Monday, June 01, 2020

Riots, Unrest, and Insurance: What Gives? [UPDATED]

Given the current circumstances, it seems valuable to revisit a post we did a half-decade ago when Baltimore went up in flames. The question then, as now, was whether or not the property destruction would likely be covered under one's insurance. Of course, it gets a bit more nuanced, as coverage will differ slightly by locale and policy form. I reached out to FoIB (and P&C Guru) Bill M, who reminded me that a key distinction lies with the difference between terrorism (generally excluded) and civil unrest (generally covered).

He also confirmed that coverage is likely under both homeowners and commercial lines policies.
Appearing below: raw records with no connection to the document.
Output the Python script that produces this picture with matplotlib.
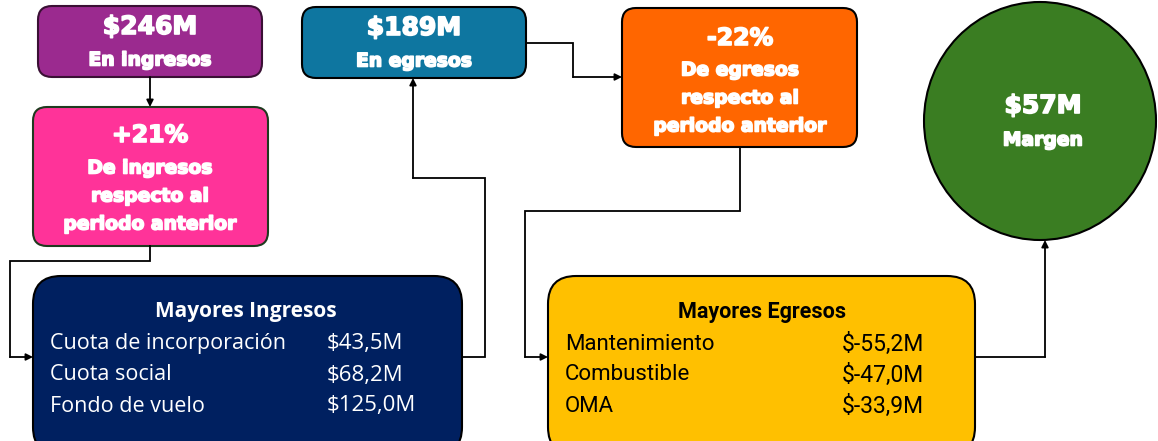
import matplotlib.pyplot as plt
import matplotlib.patheffects as pe
from matplotlib.patches import FancyBboxPatch, Ellipse

# Datos del resumen
ingresos_total = "$246M"
egresos_total = "$189M"
var_ingresos = "+21%"
var_egresos = "-22%"
margen = "$57M"

ing_cats = ["Cuota de incorporación", "Cuota social", "Fondo de vuelo"]
ing_vals = [43.5, 68.2, 125.0]
egr_cats = ["Mantenimiento", "Combustible", "OMA"]
egr_vals = [-55.2, -47.0, -33.9]


def fmt(v):
    return "$" + f"{v:.1f}".replace(".", ",") + "M"


fig = plt.figure(figsize=(11.58, 4.41), dpi=100)
ax = fig.add_axes([0, 0, 1, 1])
ax.set_xlim(0, 1158)
ax.set_ylim(441, 0)
ax.axis("off")

BIG = ["DejaVu Sans"]
BODY = ["Open Sans", "DejaVu Sans"]
NARROW = ["Roboto", "DejaVu Sans"]


def caja(x0, y0, x1, y1, color, edge="black", r=14):
    p = FancyBboxPatch((x0 + r, y0 + r), (x1 - x0) - 2 * r, (y1 - y0) - 2 * r,
                       boxstyle=f"round,pad={r}", fc=color, ec=edge, lw=1.5)
    ax.add_patch(p)


def flecha(pts):
    xs = [p[0] for p in pts]
    ys = [p[1] for p in pts]
    ax.plot(xs[:-1], ys[:-1], color="black", lw=1.3, solid_joinstyle="miter")
    ax.annotate("", xy=pts[-1], xytext=pts[-2],
                arrowprops=dict(arrowstyle="-|>", color="black", lw=1.3,
                                mutation_scale=10, shrinkA=0, shrinkB=0))


# cajas superiores
caja(38, 6, 262, 77, "#9B2A8F", edge="#3a1034")
caja(33, 107, 268, 246, "#FF3399", edge="#1f3a1f")
caja(302, 7, 526, 78, "#0E76A0")
caja(622, 8, 857, 147, "#FF6600")
ax.add_patch(Ellipse((1040, 121), 232, 238, fc="#3A7D22", ec="black", lw=1.5))

# cajas inferiores
caja(33, 276, 462, 455, "#002060", r=28)
caja(548, 276, 975, 455, "#FFC000", r=28)

# conectores
flecha([(150, 77), (150, 107)])
flecha([(150, 246), (150, 261), (10, 261), (10, 357), (33, 357)])
flecha([(462, 357), (485, 357), (485, 178), (413, 178), (413, 78)])
flecha([(526, 43), (573, 43), (573, 77), (622, 77)])
flecha([(740, 147), (740, 211), (525, 211), (525, 357), (548, 357)])
flecha([(975, 357), (1045, 357), (1045, 240)])

grueso = [pe.withStroke(linewidth=1.2, foreground="white")]
w = dict(color="white", ha="center", va="center", family=BIG, weight="bold",
         path_effects=grueso)
ax.text(150, 27, ingresos_total, fontsize=18, **w)
ax.text(150, 60, "En ingresos", fontsize=13.5, **w)
ax.text(150, 135, var_ingresos, fontsize=17, **w)
for i, t in enumerate(["De ingresos", "respecto al", "periodo anterior"]):
    ax.text(150, 168 + 28 * i, t, fontsize=13.5, **w)

ax.text(414, 28, egresos_total, fontsize=18, **w)
ax.text(414, 61, "En egresos", fontsize=13.5, **w)

ax.text(740, 38, var_egresos, fontsize=17, **w)
for i, t in enumerate(["De egresos", "respecto al", "periodo anterior"]):
    ax.text(740, 70 + 28 * i, t, fontsize=13.5, **w)

ax.text(1043, 106, margen, fontsize=18, **w)
ax.text(1043, 140, "Margen", fontsize=13.5, **w)

# detalle ingresos
ax.text(246, 312, "Mayores Ingresos", color="white", ha="center", va="center",
        fontsize=15, weight="bold", family=BODY)
for i, (c, v) in enumerate(zip(ing_cats, ing_vals)):
    y = 344 + 31 * i
    ax.text(50, y, c, color="white", va="center", fontsize=15.5, family=BODY)
    ax.text(327, y, fmt(v), color="white", va="center", fontsize=16, family=BODY)

# detalle egresos
ax.text(762, 312, "Mayores Egresos", color="black", ha="center", va="center",
        fontsize=15.5, weight="bold", family=NARROW)
for i, (c, v) in enumerate(zip(egr_cats, egr_vals)):
    y = 344 + 31 * i
    ax.text(565, y, c, color="black", va="center", fontsize=16, family=NARROW)
    ax.text(842, y, fmt(v), color="black", va="center", fontsize=16.5, family=NARROW)

fig.savefig("out.png", dpi=100)
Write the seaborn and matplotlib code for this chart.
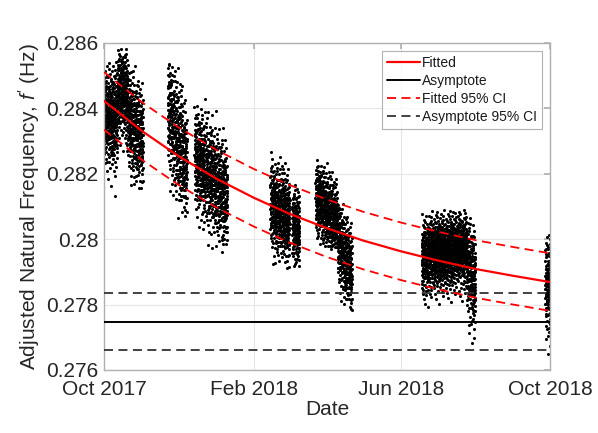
import numpy as np
import pandas as pd
import matplotlib
matplotlib.use("Agg")
import matplotlib.pyplot as plt
import seaborn as sns
from statistics import NormalDist

# ---- measurement campaigns (one row per block of continuous monitoring) ----
campaign_start = ["2017-10-01", "2017-10-12", "2017-10-20", "2017-11-22", "2017-12-14",
                  "2018-02-14", "2018-03-04", "2018-03-23", "2018-04-10",
                  "2018-06-18", "2018-06-27", "2018-07-07", "2018-07-17", "2018-07-25",
                  "2018-09-27"]
campaign_end = ["2017-10-12", "2017-10-20", "2017-11-02", "2017-12-08", "2018-01-10",
                "2018-03-02", "2018-03-10", "2018-04-10", "2018-04-22",
                "2018-06-27", "2018-07-07", "2018-07-17", "2018-07-25", "2018-08-01",
                "2018-10-02"]
mean_at_start = [0.2838, 0.2846, 0.2838, 0.2840, 0.2826,
                 0.2811, 0.2805, 0.2813, 0.2801,
                 0.2794, 0.2796, 0.2796, 0.2797, 0.2792,
                 0.2787]
mean_at_end = [0.2837, 0.2845, 0.2830, 0.2822, 0.2812,
               0.2806, 0.2803, 0.2805, 0.2789,
               0.2796, 0.2796, 0.2797, 0.2797, 0.2787,
               0.2785]
spread = [0.0008, 0.0007, 0.0008, 0.0009, 0.0008,
          0.0007, 0.0006, 0.0006, 0.0007,
          0.0006, 0.0006, 0.0006, 0.0006, 0.0008,
          0.0008]
lowest = [0.2813, 0.2826, 0.2814, 0.2806, 0.2796,
          0.2791, 0.2791, 0.2797, 0.2778,
          0.2778, 0.2777, 0.2778, 0.2778, 0.2764,
          0.2764]
highest = [0.2855, 0.2859, 0.2855, 0.2854, 0.2843,
           0.2827, 0.2817, 0.2825, 0.2811,
           0.2809, 0.2809, 0.2809, 0.2809, 0.2808,
           0.2803]
readings_per_day = 24

# ---- exponential fit, its confidence band and the asymptote ----
fit_dates = ["2017-10-01", "2017-11-01", "2017-12-01", "2018-01-01", "2018-02-01",
             "2018-03-01", "2018-04-01", "2018-05-01", "2018-06-01", "2018-07-01",
             "2018-08-01", "2018-09-01", "2018-10-01"]
fitted = [0.28423, 0.28331, 0.28254, 0.28185, 0.28126, 0.28079, 0.28034,
          0.27996, 0.27963, 0.27935, 0.27909, 0.27888, 0.27869]
fitted_upper = [0.28511, 0.28419, 0.28342, 0.28273, 0.28214, 0.28167, 0.28122,
                0.28084, 0.28051, 0.28023, 0.27997, 0.27976, 0.27957]
fitted_lower = [0.28335, 0.28243, 0.28166, 0.28097, 0.28038, 0.27991, 0.27946,
                0.27908, 0.27875, 0.27847, 0.27821, 0.27800, 0.27781]
asymptote = 0.27748
asymptote_upper = 0.27834
asymptote_lower = 0.27660

x_ticks = ["2017-10-01", "2018-02-01", "2018-06-01", "2018-10-01"]
x_tick_labels = ["Oct 2017", "Feb 2018", "Jun 2018", "Oct 2018"]
y_ticks = [0.276, 0.278, 0.280, 0.282, 0.284, 0.286]
y_tick_labels = ["0.276", "0.278", "0.28", "0.282", "0.284", "0.286"]


def halton(k, base):
    """Radical inverse of k in the given base."""
    f, r = 1.0, 0.0
    while k > 0:
        f /= base
        r += f * (k % base)
        k //= base
    return r


# ---- spread each campaign's readings over its window (Halton 2-3 sequence) ----
nd = NormalDist()
rows = []
for s, e, m0, m1, sd, lo, hi in zip(campaign_start, campaign_end, mean_at_start,
                                    mean_at_end, spread, lowest, highest):
    t0, t1 = pd.Timestamp(s), pd.Timestamp(e)
    days = (t1 - t0).days
    n = days * readings_per_day
    for k in range(1, n + 1):
        u = halton(k, 2)
        w = min(max(halton(k, 3), 1e-4), 1 - 1e-4)
        val = m0 + (m1 - m0) * u + sd * nd.inv_cdf(w)
        if lo <= val <= hi:
            rows.append((t0 + pd.Timedelta(days=u * days), val))
obs = pd.DataFrame(rows, columns=["date", "freq"])

fit = pd.DataFrame({"date": pd.to_datetime(fit_dates), "fitted": fitted,
                    "upper": fitted_upper, "lower": fitted_lower})
span = pd.to_datetime(["2017-10-01", "2018-10-01"])

# ---- figure ----
sns.set_theme(style="white")
plt.rcParams["font.family"] = ["Liberation Sans", "DejaVu Sans"]
plt.rcParams["mathtext.fontset"] = "custom"
plt.rcParams["mathtext.it"] = "Liberation Sans:italic"
plt.rcParams["mathtext.rm"] = "Liberation Sans"

fig = plt.figure(figsize=(5.98, 4.33), dpi=100)
ax = fig.add_axes([0.1739, 0.1455, 0.7458, 0.7552])

sns.scatterplot(data=obs, x="date", y="freq", ax=ax, color="black", s=5,
                linewidth=0, legend=False, zorder=2)

red = "#ff0000"
dash = (5, 3)
sns.lineplot(data=fit, x="date", y="fitted", ax=ax, color=red, lw=1.6,
             label="Fitted", zorder=4)
sns.lineplot(x=span, y=[asymptote] * 2, ax=ax, color="black", lw=1.4,
             label="Asymptote", zorder=3)
ax.plot(fit["date"], fit["upper"], color=red, lw=1.3, dashes=dash,
        label="Fitted 95% CI", zorder=4)
ax.plot(fit["date"], fit["lower"], color=red, lw=1.3, dashes=dash, zorder=4)
ax.plot(span, [asymptote_upper] * 2, color="#333333", lw=1.3, dashes=dash,
        label="Asymptote 95% CI", zorder=3)
ax.plot(span, [asymptote_lower] * 2, color="#333333", lw=1.3, dashes=dash, zorder=3)

ax.set_xlim(span[0], span[1])
ax.set_ylim(0.276, 0.286)
ax.set_xticks(pd.to_datetime(x_ticks))
ax.set_xticklabels(x_tick_labels)
ax.set_yticks(y_ticks)
ax.set_yticklabels(y_tick_labels)

ax.grid(True, color="#e6e6e6", lw=0.8)
ax.set_axisbelow(True)
for sp in ax.spines.values():
    sp.set_color("#b0b0b0")
    sp.set_linewidth(1.0)
ax.tick_params(direction="in", length=4, color="#b0b0b0", labelsize=15,
               labelcolor="#262626", top=True, right=True)
ax.tick_params(axis="x", pad=7)
ax.tick_params(axis="y", pad=4)

ax.set_xlabel("Date", fontsize=15, color="#262626", labelpad=1)
ax.set_ylabel(r"Adjusted Natural Frequency, $f'$ (Hz)", fontsize=15,
              color="#262626", labelpad=3)

leg = ax.legend(loc="upper right", fontsize=10, frameon=True, fancybox=False,
                edgecolor="#a0a0a0", handlelength=2.4, handletextpad=0.15,
                labelspacing=0.3, borderpad=0.32, borderaxespad=0.6)
leg.get_frame().set_linewidth(0.8)
for t in leg.get_texts():
    t.set_color("#1a1a1a")

fig.savefig("out.png", dpi=100)
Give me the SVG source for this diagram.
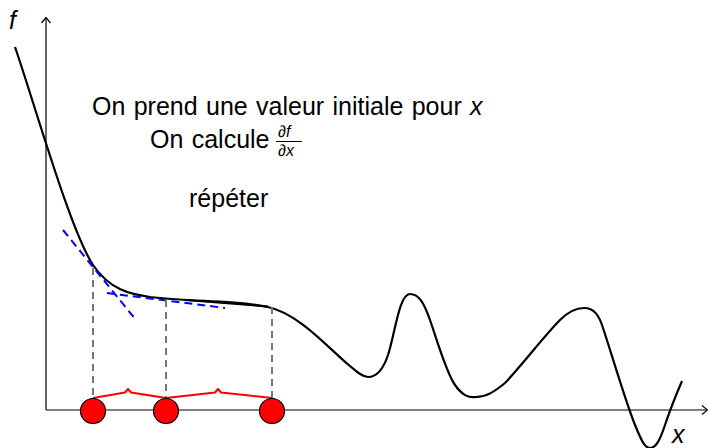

As he so often instructs us: look to the exclusions for the best answers.

And with that out of the way, here's what we wrote in '15, and which applies today, as well:

Homes, businesses and cars have been burned, looted and otherwise damaged, leaving owners wondering what, if any, insurance payments they can expect.

The Insurance Information Institute (III) has helpfully published a media advisory confirming that, generally speaking, such damage is considered a covered event, and claims will likely be honored:

"Auto, homeowners, and business insurance policies generally include coverage for property losses caused by riots and civil commotions, such as those occurring this week in Baltimore ... Standard business property insurance policies provide coverage for the structure of the building as well as the contents inside"


As always, be sure to check with your own carrier to confirm whether or not these exposures are, in fact, covered.

UPDATE: The folks at the Insurance Information Institute (III) have this timely update:

"Standard homeowners policies will cover damage to the property caused by fire, an explosion, a riot or civil commotion, vandalism or malicious mischief. This would include coverage to the structure of the home, as well as any personal possessions."

"Damage to the physical plant of a business and its contents that is caused by fire, riots, civil commotion or vandalism is covered under a Business Owners Policy (also known as a BOP). However, coverage for plate glass windows is often sold separately."